[Start Data for processing]
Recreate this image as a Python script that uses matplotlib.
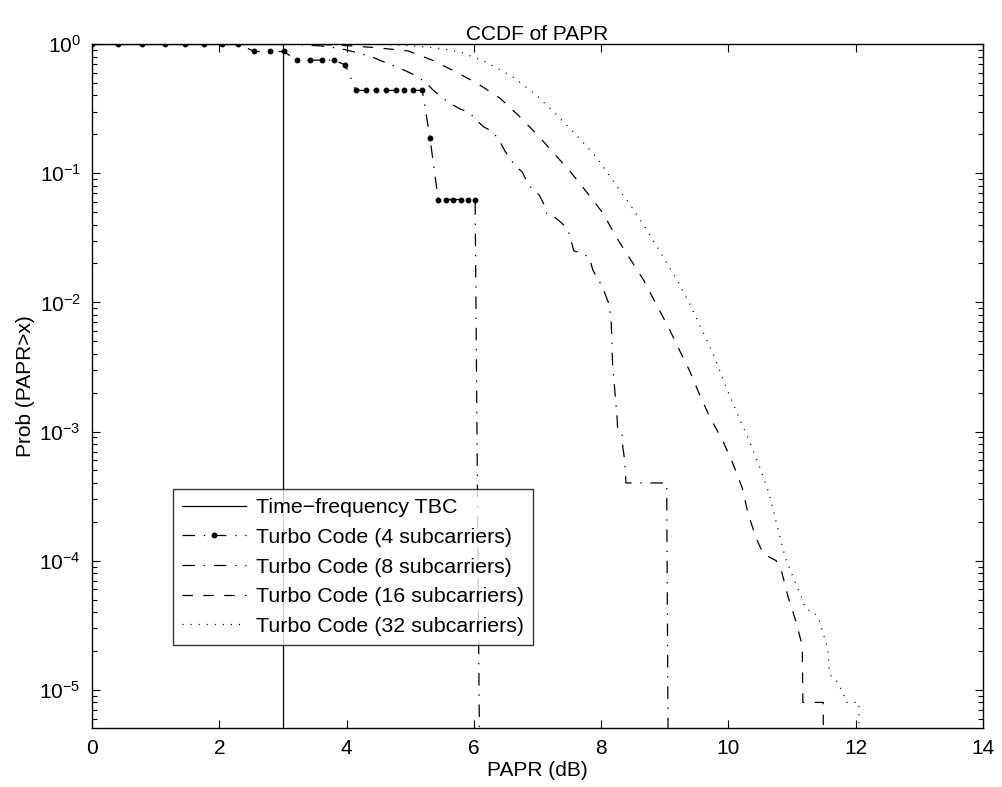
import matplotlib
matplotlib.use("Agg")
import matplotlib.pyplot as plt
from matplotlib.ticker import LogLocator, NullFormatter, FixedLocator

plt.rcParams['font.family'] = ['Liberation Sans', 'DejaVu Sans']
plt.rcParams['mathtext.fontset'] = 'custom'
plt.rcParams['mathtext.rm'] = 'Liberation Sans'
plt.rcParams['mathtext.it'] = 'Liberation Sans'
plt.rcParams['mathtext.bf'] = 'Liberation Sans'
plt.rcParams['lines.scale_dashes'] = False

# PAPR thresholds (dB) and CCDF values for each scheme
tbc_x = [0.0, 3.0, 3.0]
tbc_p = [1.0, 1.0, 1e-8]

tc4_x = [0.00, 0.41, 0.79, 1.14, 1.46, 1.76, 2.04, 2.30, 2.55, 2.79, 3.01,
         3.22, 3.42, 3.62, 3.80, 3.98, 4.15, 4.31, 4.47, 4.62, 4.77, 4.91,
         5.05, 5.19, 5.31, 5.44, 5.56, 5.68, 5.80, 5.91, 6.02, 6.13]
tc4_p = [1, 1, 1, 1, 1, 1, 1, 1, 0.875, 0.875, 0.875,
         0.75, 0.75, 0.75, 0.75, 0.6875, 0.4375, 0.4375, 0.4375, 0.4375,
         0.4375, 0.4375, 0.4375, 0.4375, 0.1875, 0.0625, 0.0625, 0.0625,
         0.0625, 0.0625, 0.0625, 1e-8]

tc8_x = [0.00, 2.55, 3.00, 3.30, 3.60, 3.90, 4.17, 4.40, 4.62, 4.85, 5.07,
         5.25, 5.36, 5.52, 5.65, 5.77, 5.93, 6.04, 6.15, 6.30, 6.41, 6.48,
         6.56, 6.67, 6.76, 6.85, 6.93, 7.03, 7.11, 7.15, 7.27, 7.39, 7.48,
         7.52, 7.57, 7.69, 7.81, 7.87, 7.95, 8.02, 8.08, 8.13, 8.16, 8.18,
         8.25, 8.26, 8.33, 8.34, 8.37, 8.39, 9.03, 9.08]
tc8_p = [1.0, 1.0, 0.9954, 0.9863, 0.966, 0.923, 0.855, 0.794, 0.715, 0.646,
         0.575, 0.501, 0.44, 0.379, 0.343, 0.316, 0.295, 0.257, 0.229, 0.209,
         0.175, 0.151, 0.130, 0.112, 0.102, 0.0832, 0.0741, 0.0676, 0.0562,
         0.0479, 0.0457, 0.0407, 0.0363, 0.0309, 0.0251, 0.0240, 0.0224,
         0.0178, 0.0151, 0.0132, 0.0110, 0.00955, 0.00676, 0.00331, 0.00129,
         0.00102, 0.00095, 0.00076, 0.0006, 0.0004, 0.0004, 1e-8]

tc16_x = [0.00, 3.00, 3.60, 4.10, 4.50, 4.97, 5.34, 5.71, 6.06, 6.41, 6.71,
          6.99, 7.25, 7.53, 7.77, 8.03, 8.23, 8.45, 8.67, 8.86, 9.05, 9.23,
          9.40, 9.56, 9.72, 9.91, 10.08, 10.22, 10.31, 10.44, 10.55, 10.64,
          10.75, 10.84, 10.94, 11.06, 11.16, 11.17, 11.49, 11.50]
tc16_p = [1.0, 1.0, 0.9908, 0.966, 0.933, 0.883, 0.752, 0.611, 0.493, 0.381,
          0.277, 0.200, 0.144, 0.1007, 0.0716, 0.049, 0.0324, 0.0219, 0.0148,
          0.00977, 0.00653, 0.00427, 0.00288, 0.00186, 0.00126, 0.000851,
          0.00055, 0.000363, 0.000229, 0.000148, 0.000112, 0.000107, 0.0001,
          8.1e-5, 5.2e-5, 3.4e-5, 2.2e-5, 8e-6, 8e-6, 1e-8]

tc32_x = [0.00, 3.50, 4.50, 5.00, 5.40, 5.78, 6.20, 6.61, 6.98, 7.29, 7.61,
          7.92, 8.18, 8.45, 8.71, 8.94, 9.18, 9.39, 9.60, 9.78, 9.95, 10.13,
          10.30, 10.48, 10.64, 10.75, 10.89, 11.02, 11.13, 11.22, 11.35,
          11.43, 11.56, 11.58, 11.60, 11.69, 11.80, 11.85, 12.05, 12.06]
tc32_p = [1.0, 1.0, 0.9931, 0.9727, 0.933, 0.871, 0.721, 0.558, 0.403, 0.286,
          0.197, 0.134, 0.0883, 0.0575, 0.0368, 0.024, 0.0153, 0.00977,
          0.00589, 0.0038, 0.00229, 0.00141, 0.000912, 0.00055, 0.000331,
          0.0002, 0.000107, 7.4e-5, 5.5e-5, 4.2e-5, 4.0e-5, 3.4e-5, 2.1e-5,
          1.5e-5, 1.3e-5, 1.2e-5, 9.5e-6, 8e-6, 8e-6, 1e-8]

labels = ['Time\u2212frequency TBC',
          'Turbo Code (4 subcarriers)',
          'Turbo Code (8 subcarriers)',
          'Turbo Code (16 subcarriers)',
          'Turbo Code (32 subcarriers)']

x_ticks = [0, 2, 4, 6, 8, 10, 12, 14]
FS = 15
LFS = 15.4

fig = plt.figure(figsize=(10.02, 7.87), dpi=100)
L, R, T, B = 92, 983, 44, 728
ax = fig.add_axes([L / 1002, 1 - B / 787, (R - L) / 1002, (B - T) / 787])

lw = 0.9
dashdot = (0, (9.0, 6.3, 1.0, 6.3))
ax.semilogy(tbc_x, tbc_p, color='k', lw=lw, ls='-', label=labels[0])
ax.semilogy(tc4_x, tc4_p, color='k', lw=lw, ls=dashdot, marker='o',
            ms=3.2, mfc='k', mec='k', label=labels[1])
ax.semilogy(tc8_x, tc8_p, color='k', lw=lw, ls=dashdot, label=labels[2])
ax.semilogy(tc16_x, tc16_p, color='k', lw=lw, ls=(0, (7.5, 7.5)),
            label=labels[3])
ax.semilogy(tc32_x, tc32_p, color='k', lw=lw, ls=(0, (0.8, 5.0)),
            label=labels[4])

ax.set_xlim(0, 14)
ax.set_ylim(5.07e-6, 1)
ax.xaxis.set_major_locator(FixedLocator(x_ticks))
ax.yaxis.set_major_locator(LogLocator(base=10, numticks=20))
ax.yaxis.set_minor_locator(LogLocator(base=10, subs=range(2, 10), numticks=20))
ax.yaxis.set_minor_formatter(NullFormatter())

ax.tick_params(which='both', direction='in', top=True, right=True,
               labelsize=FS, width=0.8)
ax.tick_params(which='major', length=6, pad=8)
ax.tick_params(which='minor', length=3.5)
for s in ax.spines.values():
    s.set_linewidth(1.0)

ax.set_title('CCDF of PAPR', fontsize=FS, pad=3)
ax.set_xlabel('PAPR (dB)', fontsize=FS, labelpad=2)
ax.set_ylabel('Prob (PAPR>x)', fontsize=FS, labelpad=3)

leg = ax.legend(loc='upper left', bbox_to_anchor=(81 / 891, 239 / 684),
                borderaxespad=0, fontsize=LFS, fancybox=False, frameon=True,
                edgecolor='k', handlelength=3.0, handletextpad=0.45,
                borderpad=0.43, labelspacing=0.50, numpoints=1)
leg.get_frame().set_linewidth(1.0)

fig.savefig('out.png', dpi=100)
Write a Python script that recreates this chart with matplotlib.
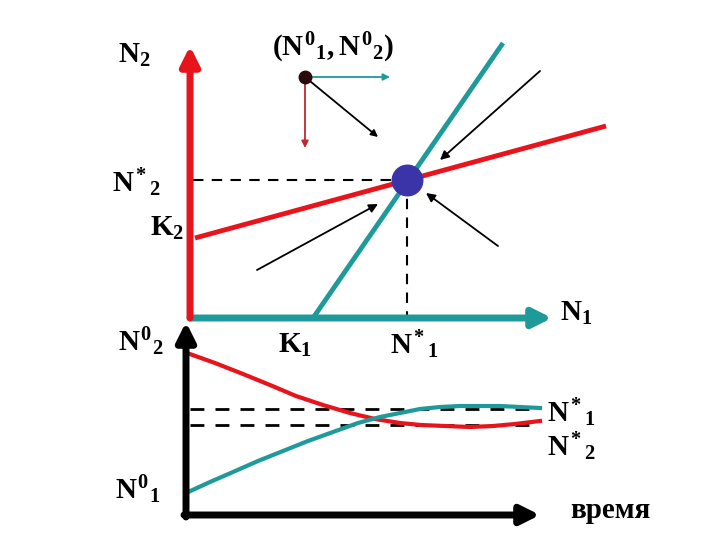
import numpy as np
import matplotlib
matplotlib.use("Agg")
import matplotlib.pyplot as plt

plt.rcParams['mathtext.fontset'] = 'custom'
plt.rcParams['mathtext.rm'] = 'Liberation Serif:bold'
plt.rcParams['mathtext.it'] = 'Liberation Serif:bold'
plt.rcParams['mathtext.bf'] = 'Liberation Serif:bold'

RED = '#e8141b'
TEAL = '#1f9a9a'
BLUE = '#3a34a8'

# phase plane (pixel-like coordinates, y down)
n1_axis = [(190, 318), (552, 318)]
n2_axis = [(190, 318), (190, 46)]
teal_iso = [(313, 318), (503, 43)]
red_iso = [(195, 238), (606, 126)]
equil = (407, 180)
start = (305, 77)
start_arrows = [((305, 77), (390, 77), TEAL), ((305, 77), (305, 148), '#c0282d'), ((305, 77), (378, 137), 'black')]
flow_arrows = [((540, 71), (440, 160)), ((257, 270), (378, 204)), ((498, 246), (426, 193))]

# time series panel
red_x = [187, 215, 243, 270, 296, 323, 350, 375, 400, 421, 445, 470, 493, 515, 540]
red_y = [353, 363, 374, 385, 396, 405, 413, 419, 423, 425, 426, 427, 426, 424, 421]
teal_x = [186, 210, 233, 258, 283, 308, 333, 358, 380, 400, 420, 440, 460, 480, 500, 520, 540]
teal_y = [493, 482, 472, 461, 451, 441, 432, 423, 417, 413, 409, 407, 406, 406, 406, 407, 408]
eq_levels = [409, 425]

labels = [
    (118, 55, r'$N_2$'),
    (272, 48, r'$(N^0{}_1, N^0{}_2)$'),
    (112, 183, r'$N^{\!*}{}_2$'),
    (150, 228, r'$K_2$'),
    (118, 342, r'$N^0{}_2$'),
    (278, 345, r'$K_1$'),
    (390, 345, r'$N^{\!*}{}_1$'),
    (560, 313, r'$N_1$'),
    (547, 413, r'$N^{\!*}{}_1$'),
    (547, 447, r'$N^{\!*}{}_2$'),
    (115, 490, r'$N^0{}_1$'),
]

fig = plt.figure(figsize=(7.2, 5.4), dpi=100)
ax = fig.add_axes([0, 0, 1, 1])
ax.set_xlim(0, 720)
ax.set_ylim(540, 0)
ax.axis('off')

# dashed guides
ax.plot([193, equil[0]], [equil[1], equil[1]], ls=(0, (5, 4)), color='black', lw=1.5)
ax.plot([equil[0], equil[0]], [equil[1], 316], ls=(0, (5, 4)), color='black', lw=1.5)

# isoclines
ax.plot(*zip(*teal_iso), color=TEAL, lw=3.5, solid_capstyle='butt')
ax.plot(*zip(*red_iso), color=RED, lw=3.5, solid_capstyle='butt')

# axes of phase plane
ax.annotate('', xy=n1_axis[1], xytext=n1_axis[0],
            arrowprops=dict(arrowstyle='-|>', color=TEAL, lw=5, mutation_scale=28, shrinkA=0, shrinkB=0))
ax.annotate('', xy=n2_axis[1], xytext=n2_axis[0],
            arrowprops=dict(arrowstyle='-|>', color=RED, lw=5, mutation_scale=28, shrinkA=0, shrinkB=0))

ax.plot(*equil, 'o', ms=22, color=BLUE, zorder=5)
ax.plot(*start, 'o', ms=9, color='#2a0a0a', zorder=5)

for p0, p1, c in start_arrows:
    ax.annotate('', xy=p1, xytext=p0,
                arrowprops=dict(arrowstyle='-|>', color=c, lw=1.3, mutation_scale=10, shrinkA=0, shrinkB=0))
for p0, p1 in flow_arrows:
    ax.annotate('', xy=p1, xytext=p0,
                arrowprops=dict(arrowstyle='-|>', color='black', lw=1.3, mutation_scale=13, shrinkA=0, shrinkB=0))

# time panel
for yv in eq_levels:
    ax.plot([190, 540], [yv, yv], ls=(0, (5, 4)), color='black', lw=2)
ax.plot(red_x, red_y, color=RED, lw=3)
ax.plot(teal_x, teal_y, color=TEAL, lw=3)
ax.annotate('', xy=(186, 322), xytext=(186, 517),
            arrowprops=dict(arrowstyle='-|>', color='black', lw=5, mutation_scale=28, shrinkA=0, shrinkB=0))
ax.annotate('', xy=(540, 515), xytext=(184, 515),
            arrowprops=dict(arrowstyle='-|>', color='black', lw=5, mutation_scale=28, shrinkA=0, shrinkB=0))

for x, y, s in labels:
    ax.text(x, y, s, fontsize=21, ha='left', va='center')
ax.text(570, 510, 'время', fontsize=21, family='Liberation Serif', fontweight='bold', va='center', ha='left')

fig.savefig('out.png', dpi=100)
[End Data for processing]
** Set problem **
Skip the pictures, please, and transcribe only the lines from the beginning of the material through the one that contains "0.0625, 0.0625, 0.0625, 1e-8]".

** Response **
Recreate this image as a Python script that uses matplotlib.
import matplotlib
matplotlib.use("Agg")
import matplotlib.pyplot as plt
from matplotlib.ticker import LogLocator, NullFormatter, FixedLocator

plt.rcParams['font.family'] = ['Liberation Sans', 'DejaVu Sans']
plt.rcParams['mathtext.fontset'] = 'custom'
plt.rcParams['mathtext.rm'] = 'Liberation Sans'
plt.rcParams['mathtext.it'] = 'Liberation Sans'
plt.rcParams['mathtext.bf'] = 'Liberation Sans'
plt.rcParams['lines.scale_dashes'] = False

# PAPR thresholds (dB) and CCDF values for each scheme
tbc_x = [0.0, 3.0, 3.0]
tbc_p = [1.0, 1.0, 1e-8]

tc4_x = [0.00, 0.41, 0.79, 1.14, 1.46, 1.76, 2.04, 2.30, 2.55, 2.79, 3.01,
         3.22, 3.42, 3.62, 3.80, 3.98, 4.15, 4.31, 4.47, 4.62, 4.77, 4.91,
         5.05, 5.19, 5.31, 5.44, 5.56, 5.68, 5.80, 5.91, 6.02, 6.13]
tc4_p = [1, 1, 1, 1, 1, 1, 1, 1, 0.875, 0.875, 0.875,
         0.75, 0.75, 0.75, 0.75, 0.6875, 0.4375, 0.4375, 0.4375, 0.4375,
         0.4375, 0.4375, 0.4375, 0.4375, 0.1875, 0.0625, 0.0625, 0.0625,
         0.0625, 0.0625, 0.0625, 1e-8]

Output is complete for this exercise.